After images of extensive destruction near Panama City rolled in, DeSantis issued a state of emergency for 49 counties. He later held a news conference at the state’s emergency operations center in the afternoon.

“I think tropical storm force winds on opening day must be good luck — kind of like rain on your wedding day,” Senate President Kathleen Passidomo, R-Naples, joked earlier.

DeSantis’ address was a rare public stop in Tallahassee during his presidential run. On Tuesday, he did not attend speeches by Passidomo and House Speaker Paul Renner, R-Palm Coast, which governors usually attend. Afterward, he quickly left, not lingering to shake hands and absorb lawmakers’ applause.

He was due in Iowa Tuesday evening for a Fox News town hall about women’s issues.

Touting “limited government”

In a theme familiar to his campaign speeches, DeSantis contrasted Florida with the rest of the nation.

America is in a “great upheaval” and cities have “decayed,” he said. Public safety in Chicago is “devastated.” San Francisco is stuck in a “doom loop” that has “eviscerated the quality of life.”

Florida, though, is “a refuge for freedom and sanity,” DeSantis said.

The governor also spent much of Tuesday’s speech portraying himself as a small-government conservative who practices good governance — in contrast to the “recklessness of spending” by the federal government.

“We have set the standard for limited government,” he said.

He mentioned twice that Florida has the fewest state employees per capita — a fact driven in part because the state has struggled to fill vacancies across government. It has so few corrections officers that members of the National Guard are filling in.

The governor has hitched his political stardom behind bold uses of state power, from suspending local prosecutors to targeting Disney after the company criticized the Parental Rights in Education legislation, also known as Don’t Say Gay, that he signed in 2022. DeSantis has also restricted classroom instruction on race and gender and made it easier to ban certain books from schools.

His Republican opponents have called such use of state power a betrayal of conservative principles. Democrats agreed.

“Freedom of speech and peaceful protest have been curtailed, destroying constitutional protections assured by the First Amendment,” Senate minority leader Lauren Book, D-Plantation, said afterward.

Under DeSantis, the state’s budget has broken records each year. The state’s tax revenues have boomed, and Florida recovered quickly from the pandemic. But the budget has also been larger thanks to billions in federal coronavirus relief dollars that Sen. Rick Scott urged DeSantis to return.

DeSantis has also spent millions to carry out his conservative agenda, with little public disclosure or oversight of the spending.

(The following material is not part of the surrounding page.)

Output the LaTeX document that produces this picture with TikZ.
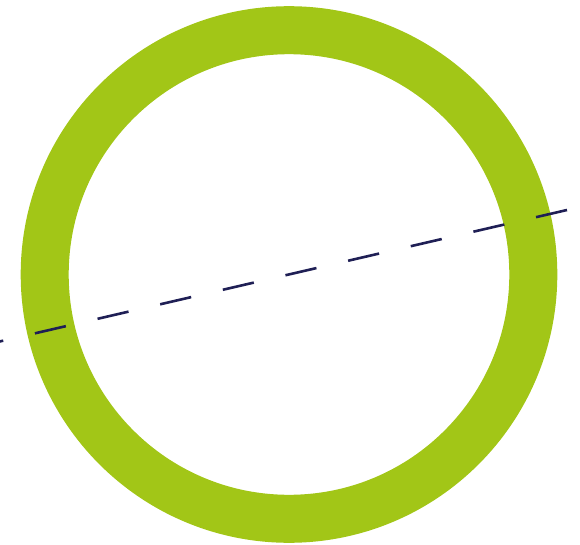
\documentclass[tikz,border=0pt]{standalone}
\usetikzlibrary{calc}

\definecolor{ringgreen}{HTML}{A2C617}
\definecolor{axisnavy}{HTML}{1F1F55}

\begin{document}
\begin{tikzpicture}[
    x=1pt,y=-1pt,
    ring/.style={draw=ringgreen,line width=48pt},
    axis/.style={draw=axisnavy,line width=2.6pt,dash pattern=on 31.8pt off 32.5pt},
]

\useasboundingbox (0,0) rectangle (580,545);

%----------------------------------
% Ring
%----------------------------------

\coordinate (rCenter) at (289,274.5);
\draw[ring] (rCenter) circle[radius=244.3];

%----------------------------------
% Dashed axis
%----------------------------------

\coordinate (aRight) at (567,210);
\coordinate (aLeft) at (-40,350.7);

\draw[axis] (aRight) -- (aLeft);

\end{tikzpicture}
\end{document}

The executive office of the governor has grown nearly 600% on his watch, larger than any other state entity. Top officials who carry out his agenda have received extraordinary paydays. The president of New College of Florida, the roughly 800-student school that he’s reshaped into a conservative bastion, has a $1.3 million compensation package. Florida Surgeon General Joseph Ladapo, who has championed DeSantis’ anti-COVID vaccination policies, makes more than $430,000 per year between his state salary and the University of Florida.

“Let’s be clear: there is nothing ‘fiscally responsible’ about Ron’s agenda,” Florida Democratic Party chairperson Nikki Fried said in a statement Tuesday.

Lawmakers’ priorities

Even if DeSantis isn’t touting new policies, legislative leaders have ideas of their own.

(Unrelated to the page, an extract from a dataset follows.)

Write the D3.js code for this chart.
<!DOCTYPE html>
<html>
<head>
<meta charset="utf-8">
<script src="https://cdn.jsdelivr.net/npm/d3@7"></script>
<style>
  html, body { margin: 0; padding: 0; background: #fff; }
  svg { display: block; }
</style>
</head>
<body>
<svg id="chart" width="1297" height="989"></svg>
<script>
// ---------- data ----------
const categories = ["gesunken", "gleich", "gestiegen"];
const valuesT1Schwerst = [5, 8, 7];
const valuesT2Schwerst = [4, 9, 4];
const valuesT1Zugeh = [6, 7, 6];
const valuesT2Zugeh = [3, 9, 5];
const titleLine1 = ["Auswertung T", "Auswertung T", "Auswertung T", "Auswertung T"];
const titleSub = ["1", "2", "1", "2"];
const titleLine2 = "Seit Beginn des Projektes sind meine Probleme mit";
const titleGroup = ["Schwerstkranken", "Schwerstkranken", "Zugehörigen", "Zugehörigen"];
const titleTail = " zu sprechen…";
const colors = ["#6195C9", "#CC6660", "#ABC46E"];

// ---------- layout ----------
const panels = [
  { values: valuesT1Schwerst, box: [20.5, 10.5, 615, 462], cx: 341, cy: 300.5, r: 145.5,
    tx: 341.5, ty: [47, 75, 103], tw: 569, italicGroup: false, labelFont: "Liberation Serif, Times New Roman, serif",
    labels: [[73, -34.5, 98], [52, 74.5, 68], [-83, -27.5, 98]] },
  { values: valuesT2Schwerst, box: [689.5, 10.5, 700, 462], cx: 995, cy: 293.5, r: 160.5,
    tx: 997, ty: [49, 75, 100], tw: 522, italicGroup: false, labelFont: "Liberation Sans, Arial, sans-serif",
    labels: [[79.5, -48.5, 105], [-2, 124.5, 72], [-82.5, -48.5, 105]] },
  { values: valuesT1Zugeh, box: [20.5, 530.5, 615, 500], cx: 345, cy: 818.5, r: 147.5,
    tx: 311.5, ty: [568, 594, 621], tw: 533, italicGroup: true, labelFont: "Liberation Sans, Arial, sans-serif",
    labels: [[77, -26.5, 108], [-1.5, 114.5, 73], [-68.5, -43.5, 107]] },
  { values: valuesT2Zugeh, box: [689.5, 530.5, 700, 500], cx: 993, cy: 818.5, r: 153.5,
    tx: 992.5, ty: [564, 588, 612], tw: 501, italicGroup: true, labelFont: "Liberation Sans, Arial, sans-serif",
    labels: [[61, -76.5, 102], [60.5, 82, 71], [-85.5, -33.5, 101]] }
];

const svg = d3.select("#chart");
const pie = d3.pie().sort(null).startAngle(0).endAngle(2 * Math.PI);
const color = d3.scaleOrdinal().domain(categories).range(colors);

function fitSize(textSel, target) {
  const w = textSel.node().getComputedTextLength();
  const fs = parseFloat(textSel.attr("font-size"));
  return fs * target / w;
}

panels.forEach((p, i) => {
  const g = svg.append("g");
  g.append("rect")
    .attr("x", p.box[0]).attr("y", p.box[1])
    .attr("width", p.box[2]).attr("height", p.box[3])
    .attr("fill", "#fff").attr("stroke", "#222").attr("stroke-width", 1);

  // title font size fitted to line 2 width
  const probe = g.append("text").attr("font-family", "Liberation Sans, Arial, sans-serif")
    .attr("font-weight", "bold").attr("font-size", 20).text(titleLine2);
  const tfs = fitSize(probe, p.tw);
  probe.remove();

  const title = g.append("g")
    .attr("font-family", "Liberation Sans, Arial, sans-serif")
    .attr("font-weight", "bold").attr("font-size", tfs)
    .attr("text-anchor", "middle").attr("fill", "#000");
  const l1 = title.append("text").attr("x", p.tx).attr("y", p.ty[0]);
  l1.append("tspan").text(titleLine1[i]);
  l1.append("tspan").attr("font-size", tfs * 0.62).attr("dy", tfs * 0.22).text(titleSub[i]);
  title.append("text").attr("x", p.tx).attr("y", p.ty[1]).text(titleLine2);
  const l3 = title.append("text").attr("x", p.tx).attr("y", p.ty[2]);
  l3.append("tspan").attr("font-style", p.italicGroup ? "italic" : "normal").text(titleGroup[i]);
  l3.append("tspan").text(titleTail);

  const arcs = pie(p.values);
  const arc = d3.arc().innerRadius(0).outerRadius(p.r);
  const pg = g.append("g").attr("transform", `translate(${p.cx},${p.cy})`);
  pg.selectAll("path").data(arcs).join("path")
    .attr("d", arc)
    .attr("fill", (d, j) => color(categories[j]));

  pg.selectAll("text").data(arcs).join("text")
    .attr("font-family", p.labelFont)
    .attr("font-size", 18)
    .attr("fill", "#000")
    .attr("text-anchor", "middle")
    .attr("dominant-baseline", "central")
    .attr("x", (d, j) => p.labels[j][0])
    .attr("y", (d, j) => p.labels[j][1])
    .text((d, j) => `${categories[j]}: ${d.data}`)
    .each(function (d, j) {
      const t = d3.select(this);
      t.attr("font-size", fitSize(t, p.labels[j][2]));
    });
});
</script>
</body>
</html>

Passidomo wants legislation boosting the number of doctors and nurses and steering Floridians away from getting treated at expensive emergency rooms. On Tuesday, she cautioned that expanding Medicaid wasn’t on the agenda.

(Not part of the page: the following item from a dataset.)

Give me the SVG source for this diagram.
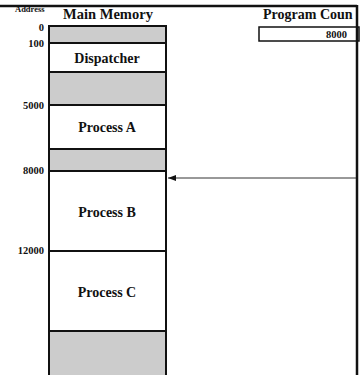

“I’m not going to spend the next 60 days re-litigating Medicaid expansion,” she told senators.

In the House, Renner told representatives that he wanted to see a ban on children under 16 using social media and a prohibition on their ability to access pornography.

“Call it a culture war if you want, but it is another battle to defend common sense against those who want to obliterate the distinction between adulthood and childhood,” Renner said Tuesday.

Times/Herald Tallahassee bureau reporters Romy Ellenbogen and Ana Ceballos contributed to this story.